EXTINCT: An Illustrated Exploration of Animals That Have Disappeared Written by Lucas Riera Illustrated by Jack Tite (Phaidon; $19.95, Ages 7-10)
Most kids know that dinosaurs aren’t around anymore, but they may be surprised by the animals listed in Lucas Riera’sExtinct: An Illustrated Exploration of Animals That Have Disappeared. This oversized, full-color picture book focuses on 80+ animals extinct from the twentieth century to present day. Animals are arranged in like groups (birds, primates, reptiles, and so forth). Each two-page spread has fascinating stories that lend themselves to repeated reference. In the felines section, “It was Tibbles” tells of a pet cat who killed off an entire population of birds. Tibbles belonged to the lighthouse guard on an island near New Zealand; the Stephens Island wrens, unfamiliar with cats, soon perished.

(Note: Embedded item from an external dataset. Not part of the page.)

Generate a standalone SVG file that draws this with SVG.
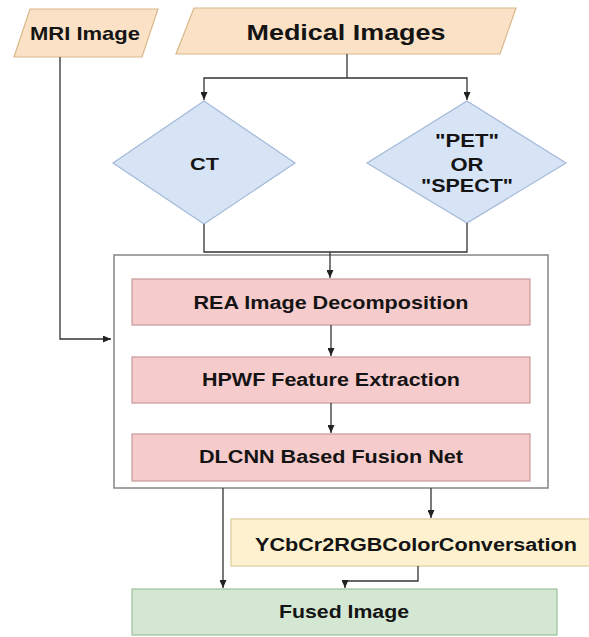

Jack Tite’sgorgeous art is delightful and surprising. For example, the amphibians pages have animals both familiar and unusual, such as the picture of a baby inside a mother frog’s mouth. (Because the gastric brooding frog swallows it eggs, the young frogs emerge when fully formed.) Bears, wolves, pigeons, rhinos—kids will excitedly recognize these animals. The reason many no longer exist is due to human behavior.
I appreciate the “How Can I Help?” section at the end which provides simple things kids can do: thinking about whether they really need that new item and always bringing reusable shopping bags to the store. Adults can read labels to ensure that products don’t contain palm oil (a major cause of deforestation) and avoid buying items made from single-use plastic or ones with non-compostable packaging. Extinct gently encourages environmental stewardship with kid-friendly images and descriptions.
✩Starred Reviews – Kirkus Reviews, Publishers Weekly and Shelf Awareness
Turn off the TV, power down the devices, and take the children to the museum … simply by opening up this visually impressive book! Colorful, intricately drawn animal life forms, will instantly grab children’s attention.
Beginning with its oversize format and a bronze-colored admittance ticket, the book’s design was intended to create (or recreate) a museum visit. Turn the pages and step into the “museum.” At the “Entrance,” the “curators,” Jenny Broom and Katie Scott, welcome children and invite them to “See for yourself how the tree of life evolved from the simple sea sponge into the diverse array of animals found on Earth today (p.1).”
A breath-taking two page spread of the “Tree of Animal Life” follows. The curators explain that this unusual tree illustrates ” … how organisms that appear to be very different have … evolved from one another over millions of years … (p. 5).” Children (and adults) will find it fascinating to follow the branches up from the stem (Invertebrates) to see the development of, and interrelationships between, animal life forms. For example, a lungfish and a cockatoo once shared the Vertebrate branch. The curators note that the further away from the stem a species is, the more the species has evolved in order to survive.
As children continue turning pages, they enter individual “galleries” (or book chapters) which are ” … arranged by shared characteristics and in evolutionary order to show how the animal kingdom… (p.1) ” developed over eons of time into invertebrates, fish, amphibians, reptiles, birds, and mammals.
The curators encourage their young visitors to ” … look for characteristic similarities and read the text to find out more about how the animals are comparable. (p.1).” Each gallery also sports a “habitat diorama” where children can learn about the ecosystem that supports those animals and how they have adapted to life in that environment. In examining the Arctic Tundra, children will learn that many of the mammals there, such as the polar bear, are predatory carnivores, requiring the protein found in meat to help fuel the energy these animals need to keep warm.
Broom’s narrative is engaging and flows smoothly. While age appropriate, it is not simplistic nor condescending. Scientific vocabulary (cnidarian, amphibian, phylum) is used throughout the book with the meanings gracefully woven into the narrative.
Two page spreads feature general information and characteristics about a group of animals. A “Key to the plate” presents information specific to the animals found in the accompanying illustration, numbered like a field guide. Scott makes excellent use of the book’s oversized format with a stunning full-paged spread of the Emperor Penguins and a diagram of the Nile Crocodile’s skeleton. Other spreads, such as the European frog, cover the bottom halves of two pages. This enables Scott to effectively and sequentially depict the frog’s five stages of development from frogspawn to adult. Her intricate pen and ink drawings, digitally colored, are reminiscent of work done by artists and naturalists like John James Audubon.
Additional material in the book includes a preface by Dr. Sandra Knapp of the Natural History Museum of London, England stressing the importance of biodiversity and a “Library” of several online resources.
Check out Big Picture Press to see several images from the book and Candlewick Press for information on the author and the illustrator and to order your copy. Watch the YouTube book trailer below, too.
So visit a “museum” that never closes-and keep children engaged for many hours. Animalium is a highly recommended middle grade nonfiction book for home, schools, and public libraries plus there’s never an admission fee.